18:33 utheychan 0 Comments

Technically, we have the same God.

But as I believe that Christianity is all about relationship -which every believers has different relationship with God- so when I fall in love with Jesus and Ata fall in love with Him too, that's two different things.

We met in campus when we were a bunch of freshmen who introduce ourselves pass through circles in Christian community room. I heard he mention a place where he lived and realize that it's just three bloks away from my boarding house. That's all. I don't even think about to start a conversation or ask for ride
:D

But I noticed him. Something told me that the guy is somehow will have special place in my life. And whatever is that, it told him too.

No. I don't wanna overrate that moment. But I'm just saying that we met in a right place, a good community where we learn and grow in Christ together. And two years later when we both involved to organized annual retreat of our community, we started to see each other and spent a lot of time in group meeting or just two of us. And that's when I realised that I admire him.

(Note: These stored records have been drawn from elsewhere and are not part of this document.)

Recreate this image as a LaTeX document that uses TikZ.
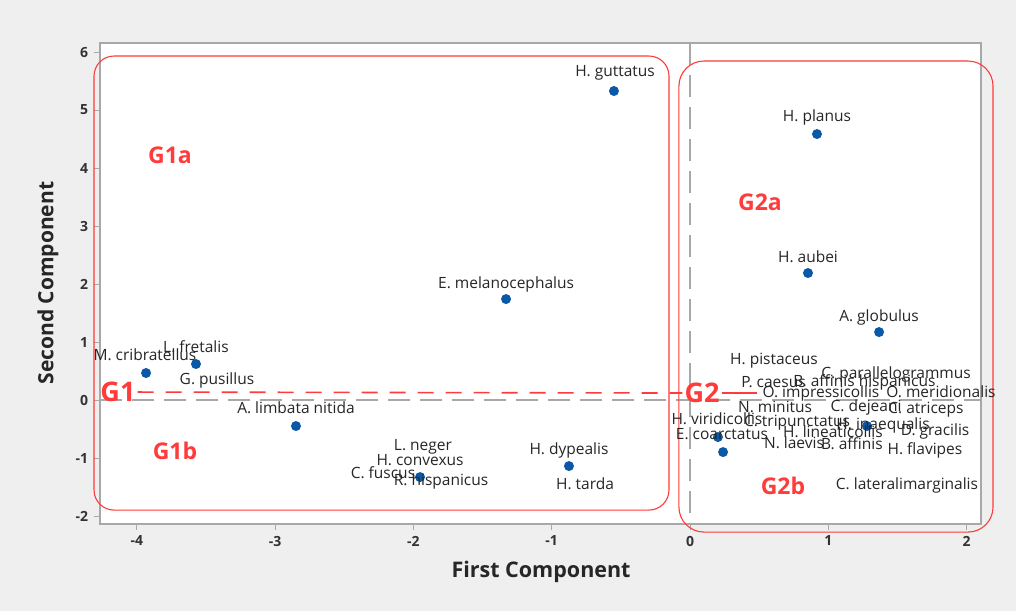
\documentclass[tikz,border=0pt]{standalone}
\usepackage{fontspec}
\setmainfont{Open Sans}
\usepackage{xcolor}
\usetikzlibrary{arrows.meta, positioning, calc}

\definecolor{grpred}{HTML}{FF3B3B}
\definecolor{dotblue}{HTML}{0A58A8}
\definecolor{bggray}{HTML}{EFEFEF}
\definecolor{framegray}{HTML}{A8A8A8}

\begin{document}
\begin{tikzpicture}[x=138.3pt, y=58pt,
    dot/.style={circle, fill=dotblue, minimum size=10pt, inner sep=0pt},
    lbl/.style={font=\fontsize{15.5}{17}\selectfont, text=black!85, inner sep=1pt},
    grp/.style={font=\fontsize{23}{26}\selectfont\bfseries, text=grpred, inner sep=2pt},
    grpbox/.style={draw=grpred, line width=1.1pt},
    refline/.style={draw=framegray, line width=1.1pt, dash pattern=on 22pt off 10pt},
    ticklbl/.style={font=\fontsize{14}{16}\selectfont\bfseries, text=black!80}]
    % page and plot area
    \fill[bggray] (-4.989,-3.638) rectangle (2.357,6.897);
    \useasboundingbox (-4.989,-3.638) rectangle (2.357,6.897);
    \draw[framegray, line width=1.3pt, fill=white] (-4.266,-2.138) rectangle (2.104,6.155);
    \foreach \v in {-4,...,2}
        \draw[framegray, line width=1pt] (\v,-2.138) -- ++(0,-6pt)
            node[ticklbl, below=2pt] {\v};
    \foreach \v in {-2,...,6}
        \draw[framegray, line width=1pt] (-4.266,\v) -- ++(-6pt,0)
            node[ticklbl, left=2pt] {\v};
    \node[font=\fontsize{21.5}{24}\selectfont\bfseries, text=black!85] (xtitle) at (-1.077,-2.966) {First Component};
    \node[font=\fontsize{21}{24}\selectfont\bfseries, text=black!85, rotate=90] (ytitle) at (-4.642,2.017) {Second Component};
    % reference lines
    \draw[refline] (-4.266,0) -- (2.104,0);
    \draw[refline] (0,6.155) -- (0,-2.138);
    % groups
    \draw[grpbox, rounded corners=20pt] (-4.309,-1.897) rectangle (-0.152,5.931);
    \draw[grpbox, rounded corners=25pt] (-0.080,-2.276) rectangle (2.191,5.845);
    \node[grp] (G1a) at (-3.760,4.224) {G1a};
    \node[grp] (G1b) at (-3.724,-0.879) {G1b};
    \node[grp, font=\fontsize{27}{30}\selectfont\bfseries] (G1) at (-4.136,0.138) {G1};
    \node[grp] (G2a) at (0.506,3.414) {G2a};
    \node[grp, font=\fontsize{27}{30}\selectfont\bfseries] (G2) at (0.087,0.121) {G2};
    \node[grp] (G2b) at (0.672,-1.483) {G2b};
    \coordinate (g2end) at (0.484,0.121);
    \draw[grpred, line width=1.6pt, dash pattern=on 16pt off 12pt] (G1.east) -- (G2.west);
    \draw[grpred, line width=1.6pt] (G2.east) -- (g2end);
    % scores
    \node[dot] (guttatus) at (-0.550,5.328) {};
    \node[dot] (melanocephalus) at (-1.330,1.741) {};
    \node[dot] (planus) at (0.918,4.586) {};
    \node[dot] (aubei) at (0.853,2.190) {};
    \node[dot] (globulus) at (1.367,1.172) {};
    \node[dot] (cribratellus) at (-3.933,0.466) {};
    \node[dot] (fretalis) at (-3.572,0.621) {};
    \node[dot] (limbata) at (-2.849,-0.448) {};
    \node[dot] (neger) at (-1.952,-1.328) {};
    \node[dot] (dypealis) at (-0.875,-1.138) {};
    \node[dot] (viridicollis) at (0.202,-0.638) {};
    \node[dot] (coarctatus) at (0.239,-0.897) {};
    \node[dot] (inaequalis) at (1.280,-0.448) {};
    % species labels
    \node[lbl] (l-guttatus) at (-0.542,5.638) {H. guttatus};
    \node[lbl] (l-melanocephalus) at (-1.330,2.000) {E. melanocephalus};
    \node[lbl] (l-planus) at (0.918,4.879) {H. planus};
    \node[lbl] (l-aubei) at (0.853,2.466) {H. aubei};
    \node[lbl] (l-globulus) at (1.367,1.431) {A. globulus};
    \node[lbl] (l-cribratellus) at (-3.941,0.776) {M. cribratellus};
    \node[lbl] (l-fretalis) at (-3.572,0.914) {L. fretalis};
    \node[lbl] (l-pusillus) at (-3.420,0.345) {G. pusillus};
    \node[lbl] (l-limbata) at (-2.849,-0.138) {A. limbata nitida};
    \node[lbl] (l-neger) at (-1.931,-0.810) {L. neger};
    \node[lbl] (l-convexus) at (-1.952,-1.034) {H. convexus};
    \node[lbl] (l-fuscus) at (-2.220,-1.259) {C. fuscus};
    \node[lbl] (l-hispanicus) at (-1.800,-1.397) {R. hispanicus};
    \node[lbl] (l-dypealis) at (-0.875,-0.862) {H. dypealis};
    \node[lbl] (l-tarda) at (-0.759,-1.448) {H. tarda};
    \node[lbl] (l-pistaceus) at (0.607,0.672) {H. pistaceus};
    \node[lbl, anchor=west] (l-caesus) at (0.362,0.310) {P. caesus};
    \node[lbl, anchor=west] (l-affhisp) at (0.738,0.310) {B. affinis hispanicus};
    \node[lbl] (l-parallelogrammus) at (1.490,0.448) {C. parallelogrammus};
    \node[lbl] (l-impressicollis) at (0.947,0.121) {O. impressicollis};
    \node[lbl] (l-meridionalis) at (1.815,0.138) {O. meridionalis};
    \node[lbl] (l-minitus) at (0.615,-0.121) {N. minitus};
    \node[lbl] (l-dejeani) at (1.273,-0.121) {C. dejeani};
    \node[lbl] (l-atriceps) at (1.706,-0.172) {C. atriceps};
    \node[lbl] (l-viridicollis) at (0.195,-0.328) {H. viridicollis};
    \node[lbl] (l-tripunctatus) at (0.774,-0.397) {C. tripunctatus};
    \node[lbl] (l-inaequalis) at (1.396,-0.431) {H. inaequalis};
    \node[lbl] (l-coarctatus) at (0.231,-0.586) {E. coarctatus};
    \node[lbl] (l-lineaticollis) at (1.034,-0.552) {H. lineaticollis};
    \node[lbl] (l-gracilis) at (1.772,-0.534) {D. gracilis};
    \node[lbl] (l-laevis) at (0.752,-0.741) {N. laevis};
    \node[lbl] (l-affinis) at (1.171,-0.759) {B. affinis};
    \node[lbl] (l-flavipes) at (1.699,-0.862) {H. flavipes};
    \node[lbl] (l-lateralimarginalis) at (1.569,-1.466) {C. lateralimarginalis};
\end{tikzpicture}
\end{document}
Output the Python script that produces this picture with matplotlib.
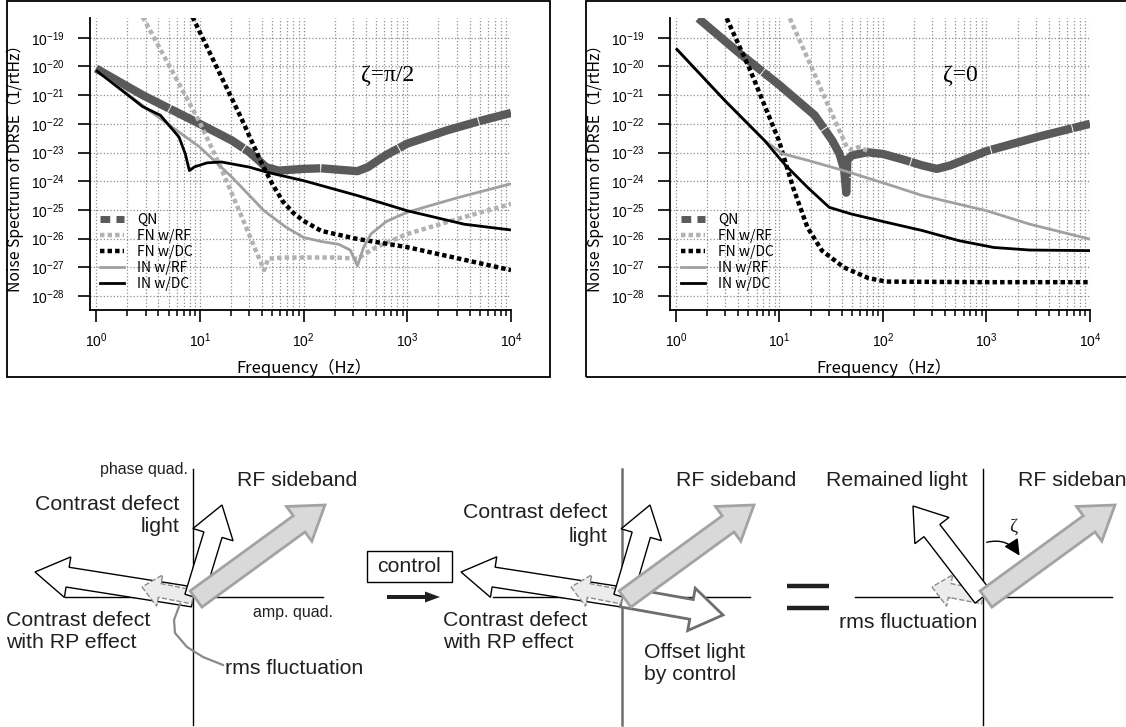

Admire the way he experiences the love of  God.
Bible discuss was one of our favorite talk while hang out and eat our favourite food in Yogyakarta. This was quite weird for me actually. But finding a person ( and a man) whom I could talk about anything about Christianity without any lead to debat or awkward moment is something to be grateful of. He said that what makes me attractive to him is what I believe, in God and His works in me. And I know that it's not something comes from many guys.

The fact that our relationship is not based on physically appearence but something way more worthed is why I know that he's the one. I just know.
Girls, God has prepared someone really special for us and there are so many ways to find out who is he. Finding that you become more in love with Him than before you're with him maybe one of them.